> **Task to carry out**
For each line that holds "with", copy the line out.

> **Stored data**
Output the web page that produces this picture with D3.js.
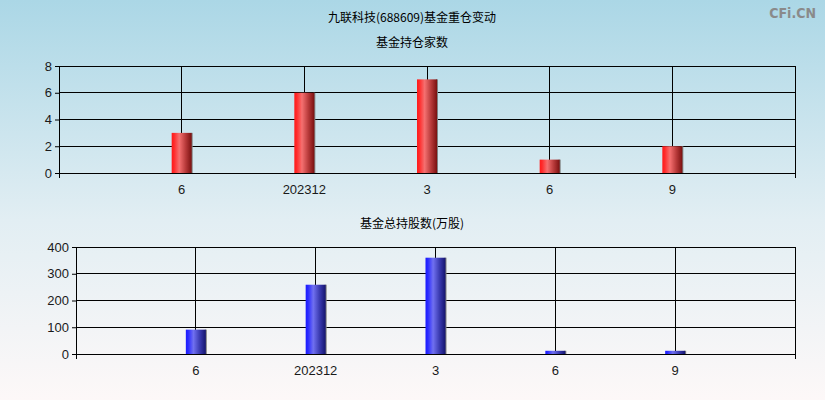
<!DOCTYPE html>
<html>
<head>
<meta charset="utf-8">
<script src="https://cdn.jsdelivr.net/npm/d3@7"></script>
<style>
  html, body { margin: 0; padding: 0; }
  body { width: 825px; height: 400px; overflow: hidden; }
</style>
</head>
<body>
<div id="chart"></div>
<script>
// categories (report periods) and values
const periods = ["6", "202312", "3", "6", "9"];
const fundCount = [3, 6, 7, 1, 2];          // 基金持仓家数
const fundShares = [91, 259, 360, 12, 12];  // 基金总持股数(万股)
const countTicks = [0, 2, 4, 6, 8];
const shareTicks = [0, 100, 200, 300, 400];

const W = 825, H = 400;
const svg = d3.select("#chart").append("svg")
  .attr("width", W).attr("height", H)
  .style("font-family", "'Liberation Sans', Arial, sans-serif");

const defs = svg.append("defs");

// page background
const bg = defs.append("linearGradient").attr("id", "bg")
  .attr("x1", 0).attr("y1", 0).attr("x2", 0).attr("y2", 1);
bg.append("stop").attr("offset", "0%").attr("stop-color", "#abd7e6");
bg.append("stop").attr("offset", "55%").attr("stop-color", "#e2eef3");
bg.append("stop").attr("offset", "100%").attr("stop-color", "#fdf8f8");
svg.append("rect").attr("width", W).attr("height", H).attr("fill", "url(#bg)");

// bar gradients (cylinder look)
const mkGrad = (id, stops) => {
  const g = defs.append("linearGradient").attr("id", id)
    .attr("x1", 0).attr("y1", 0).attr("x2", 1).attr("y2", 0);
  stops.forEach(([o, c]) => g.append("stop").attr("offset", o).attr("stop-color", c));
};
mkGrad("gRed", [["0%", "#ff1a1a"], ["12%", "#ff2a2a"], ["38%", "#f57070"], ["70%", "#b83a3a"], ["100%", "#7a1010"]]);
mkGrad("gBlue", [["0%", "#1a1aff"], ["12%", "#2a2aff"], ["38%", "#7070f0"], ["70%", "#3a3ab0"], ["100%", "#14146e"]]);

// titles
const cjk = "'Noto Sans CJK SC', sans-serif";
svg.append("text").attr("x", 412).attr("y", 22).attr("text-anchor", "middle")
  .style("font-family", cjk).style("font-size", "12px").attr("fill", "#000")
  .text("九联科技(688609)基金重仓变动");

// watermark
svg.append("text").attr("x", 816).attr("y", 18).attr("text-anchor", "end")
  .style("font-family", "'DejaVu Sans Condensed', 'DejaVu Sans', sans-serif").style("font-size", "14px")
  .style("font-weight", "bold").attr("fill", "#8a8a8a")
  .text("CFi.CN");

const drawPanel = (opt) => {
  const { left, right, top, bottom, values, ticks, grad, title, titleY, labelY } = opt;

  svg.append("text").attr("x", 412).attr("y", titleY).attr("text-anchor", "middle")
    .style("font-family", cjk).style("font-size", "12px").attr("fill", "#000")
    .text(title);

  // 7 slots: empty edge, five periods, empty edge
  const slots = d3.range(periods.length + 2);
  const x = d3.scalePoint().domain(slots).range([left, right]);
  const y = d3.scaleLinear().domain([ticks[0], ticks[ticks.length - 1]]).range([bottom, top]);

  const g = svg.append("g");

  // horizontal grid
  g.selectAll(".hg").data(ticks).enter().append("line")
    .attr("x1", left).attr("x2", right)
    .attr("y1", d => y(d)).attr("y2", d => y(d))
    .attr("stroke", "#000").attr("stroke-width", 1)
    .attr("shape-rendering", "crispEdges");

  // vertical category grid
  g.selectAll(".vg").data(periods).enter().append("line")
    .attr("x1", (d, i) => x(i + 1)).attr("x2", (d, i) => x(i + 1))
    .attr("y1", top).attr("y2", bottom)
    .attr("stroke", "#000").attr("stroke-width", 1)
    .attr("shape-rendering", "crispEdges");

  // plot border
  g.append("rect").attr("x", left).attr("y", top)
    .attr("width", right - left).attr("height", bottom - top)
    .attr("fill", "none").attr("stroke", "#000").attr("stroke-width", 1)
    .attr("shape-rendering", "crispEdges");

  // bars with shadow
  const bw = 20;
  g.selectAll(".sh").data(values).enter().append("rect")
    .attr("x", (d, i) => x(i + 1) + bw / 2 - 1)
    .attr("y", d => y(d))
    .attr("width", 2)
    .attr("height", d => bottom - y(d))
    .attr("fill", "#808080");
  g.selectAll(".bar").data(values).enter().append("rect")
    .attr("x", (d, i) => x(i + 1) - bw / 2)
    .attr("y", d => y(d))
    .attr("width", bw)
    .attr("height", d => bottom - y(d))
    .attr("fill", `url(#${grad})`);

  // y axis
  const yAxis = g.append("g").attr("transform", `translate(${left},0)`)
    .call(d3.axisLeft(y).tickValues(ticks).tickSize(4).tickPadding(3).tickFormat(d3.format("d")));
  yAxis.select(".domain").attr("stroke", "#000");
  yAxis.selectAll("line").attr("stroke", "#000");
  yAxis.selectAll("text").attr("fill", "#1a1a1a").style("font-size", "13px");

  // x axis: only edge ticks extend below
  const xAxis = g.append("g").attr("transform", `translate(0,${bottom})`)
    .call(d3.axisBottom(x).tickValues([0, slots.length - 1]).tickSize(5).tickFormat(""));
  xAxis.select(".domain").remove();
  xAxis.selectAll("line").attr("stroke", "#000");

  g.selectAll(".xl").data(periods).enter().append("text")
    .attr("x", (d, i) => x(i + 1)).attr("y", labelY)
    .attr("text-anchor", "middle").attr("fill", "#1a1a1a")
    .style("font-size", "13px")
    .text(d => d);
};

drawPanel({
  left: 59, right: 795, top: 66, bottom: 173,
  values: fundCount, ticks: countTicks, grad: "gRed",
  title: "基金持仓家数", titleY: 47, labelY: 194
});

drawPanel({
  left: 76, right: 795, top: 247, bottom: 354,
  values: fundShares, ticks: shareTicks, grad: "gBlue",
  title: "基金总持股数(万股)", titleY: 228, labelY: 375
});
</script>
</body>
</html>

> **Reply**
Output the web page that produces this picture with D3.js.
  // bars with shadow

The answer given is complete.